The sacred liturgy needs our humility: "Humbly we beseech Thee." The humility is the true measure of the liturgy and consequently of ourselves, because we are creatures and in need of everything. Thus understood humility is truth. Is not the true adoration that one made in spirit and truth? It is to the truth that the intellect tends. The disobedience to the rules of the liturgy is immoral, because it attaches itself to the attempt of the dominant culture without rules and fixed points, which is also at the root of the collapse of public and private morality.
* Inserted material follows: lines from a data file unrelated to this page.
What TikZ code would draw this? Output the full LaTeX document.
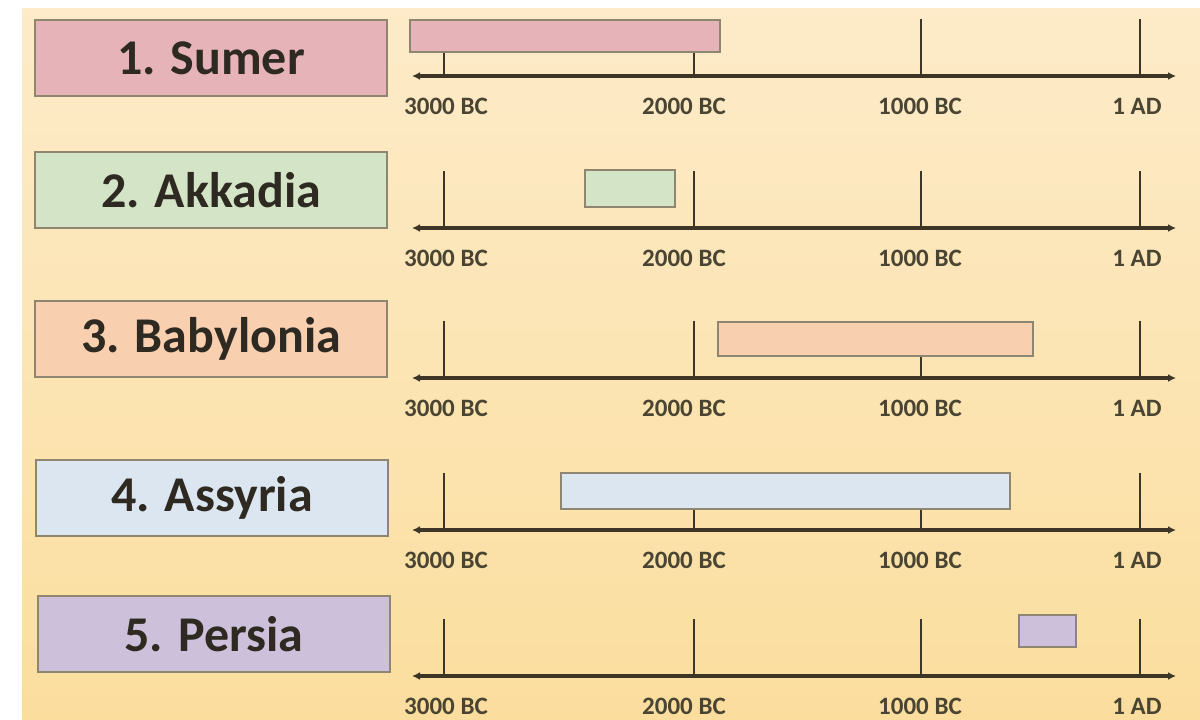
\documentclass[tikz,border=0pt]{standalone}
\usepackage{fontspec}
\setmainfont{Carlito}
\usetikzlibrary{arrows.meta}
\definecolor{bgtop}{HTML}{FDEBC9}
\definecolor{bgbot}{HTML}{FBDE9E}
\definecolor{ink}{HTML}{2E2A22}
\definecolor{axisc}{HTML}{3D3626}
\definecolor{tlab}{HTML}{4A4432}
\definecolor{edge}{HTML}{8F8672}
\definecolor{csumer}{HTML}{E6B4B8}
\definecolor{cakk}{HTML}{D4E4C6}
\definecolor{cbab}{HTML}{F8CFAF}
\definecolor{cass}{HTML}{DCE6F1}
\definecolor{cper}{HTML}{CCC0DB}
\begin{document}
\begin{tikzpicture}[x=0.5pt,y=-0.5pt,
  labelbox/.style={draw=edge,line width=1.3pt,minimum width=176pt,minimum height=38pt,
    inner sep=0pt,font=\bfseries\fontsize{25}{28}\selectfont,text=ink},
  bar/.style={draw=edge,line width=1.1pt},
  axisline/.style={draw=axisc,line width=1.6pt,{Latex[length=4pt,width=4pt]}-{Latex[length=4pt,width=4pt]}},
  tickline/.style={draw=axisc,line width=0.9pt},
  ticklabel/.style={font=\bfseries\fontsize{12.5}{14}\selectfont,text=tlab,inner sep=0pt}]
\useasboundingbox (0,0) rectangle (1200,719);
\fill[white] (0,0) rectangle (1200,719);
\shade[top color=bgtop,bottom color=bgbot] (22,8) rectangle (1200,719);
% label boxes
\node[labelbox,fill=csumer] (l1) at (211,58) {1. Sumer};
\node[labelbox,fill=cakk] (l2) at (211,190) {2. Akkadia};
\node[labelbox,fill=cbab] (l3) at (211,339) {3. Babylonia};
\node[labelbox,fill=cass] (l4) at (212,498) {4. Assyria};
\node[labelbox,fill=cper] (l5) at (214,634) {5. Persia};
% timelines
\foreach \i/\ay in {1/76,2/228,3/378,4/530,5/676}{
  \coordinate (a\i l) at (412,\ay);
  \coordinate (a\i r) at (1176,\ay);
  \foreach \j/\tx/\lx/\txt in {1/444/446/3000 BC,2/694/684/2000 BC,3/921/920/1000 BC,4/1140/1137/1 AD}{
    \coordinate (t\i-\j) at (\tx,\ay);
    \coordinate (u\i-\j) at (\tx,\ay-57);
    \draw[tickline] (t\i-\j) -- (u\i-\j);
    \node[ticklabel] (n\i-\j) at (\lx,\ay+30) {\txt};
  }
  \draw[axisline] (a\i l) -- (a\i r);
}
% period bars
\draw[bar,fill=csumer] (410,20) rectangle (720,52);
\draw[bar,fill=cakk] (585,170) rectangle (675,207);
\draw[bar,fill=cbab] (718,322) rectangle (1033,356);
\draw[bar,fill=cass] (561,473) rectangle (1010,509);
\draw[bar,fill=cper] (1019,615) rectangle (1076,647);
\end{tikzpicture}
\end{document}
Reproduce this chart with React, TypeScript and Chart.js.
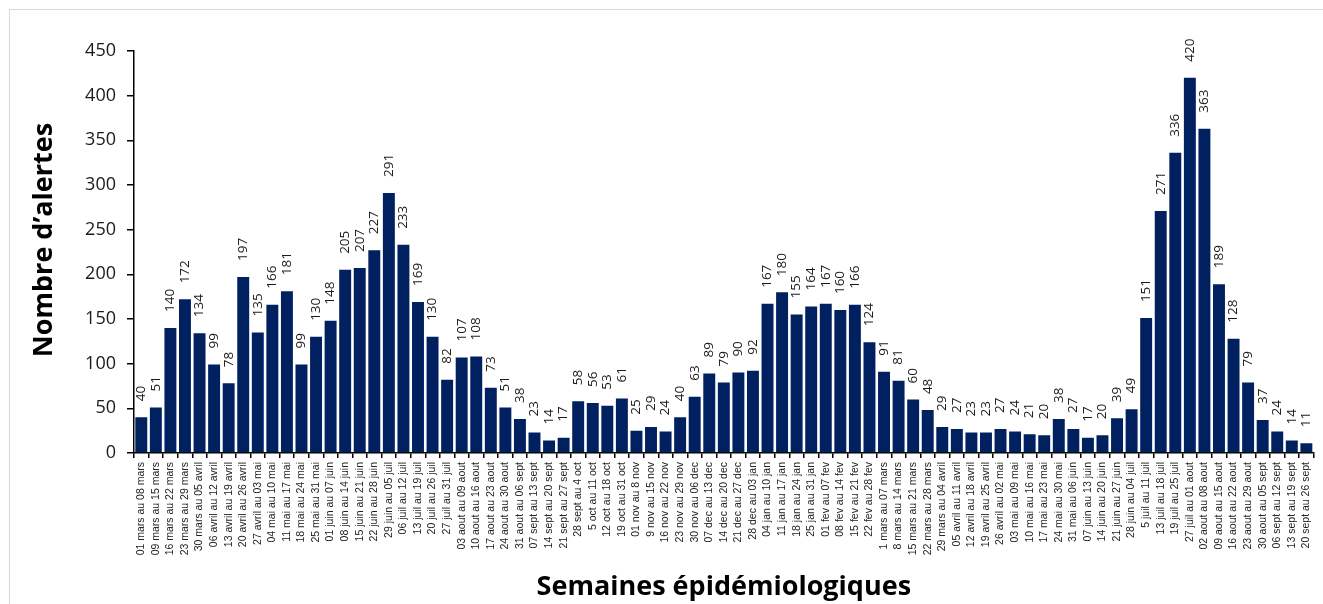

It is therefore urgent to continue the path of liturgical reform by restoring the sacred to the cult, that is to the relationship with the transcendent God who became incarnate. In fact, the revelation has become liturgy, as the Pope wrote in Jesus of Nazareth. Therefore, the liturgy must imitate that one of the Apocalypse, descending from heaven to earth - this is the greatness of Dionysius - it cannot be a "do-it-yourself liturgy." If the liturgy were not sacred, if the cult were not divine, it would serve for nothing but to represent itself, and above all it would not save man and the world, would not transform it into holiness. Pseudo-Dionysius, an exponent of "negative theology", is recalling that the liturgy can not say and explain everything, because of God not everything can be known, but only what Jesus Christ has revealed and the Church proposes to believe. That is why the liturgy is also apophatic: "We can more easily say what God is not, than express what He really is - said the Pope - ... And although Dionysius shows us, following Proclus, the harmony of the celestial choirs, in such a way that it seems that all depend on each other, it remains true that our path toward God remains very far from Him; Pseudo-Dionysius shows that in the end, the road to God is God Himself, who makes himself close to us in Jesus Christ. In this way, a great and mysterious theology is also made very concrete, both in the interpretation of the liturgy and in the reflection on Jesus Christ." Kneeling down becomes the most eloquent expression of the creature before the present mystery. And for that reason obedience to the sacred liturgy is the measure of our humility. Of all this the priest is minister, servant and not master It becomes clear how ignorant the attempt is to accuse the Tridentine liturgy of being Dionysian: whereas just the comparative studies show how close it is to the Byzantine. Therefore, we must be grateful to the Holy Father that also with his catechesis he helps to rediscover ecumenically the influence that Dionisian theology had on the medieval, mystical and liturgical theology of the East and the West.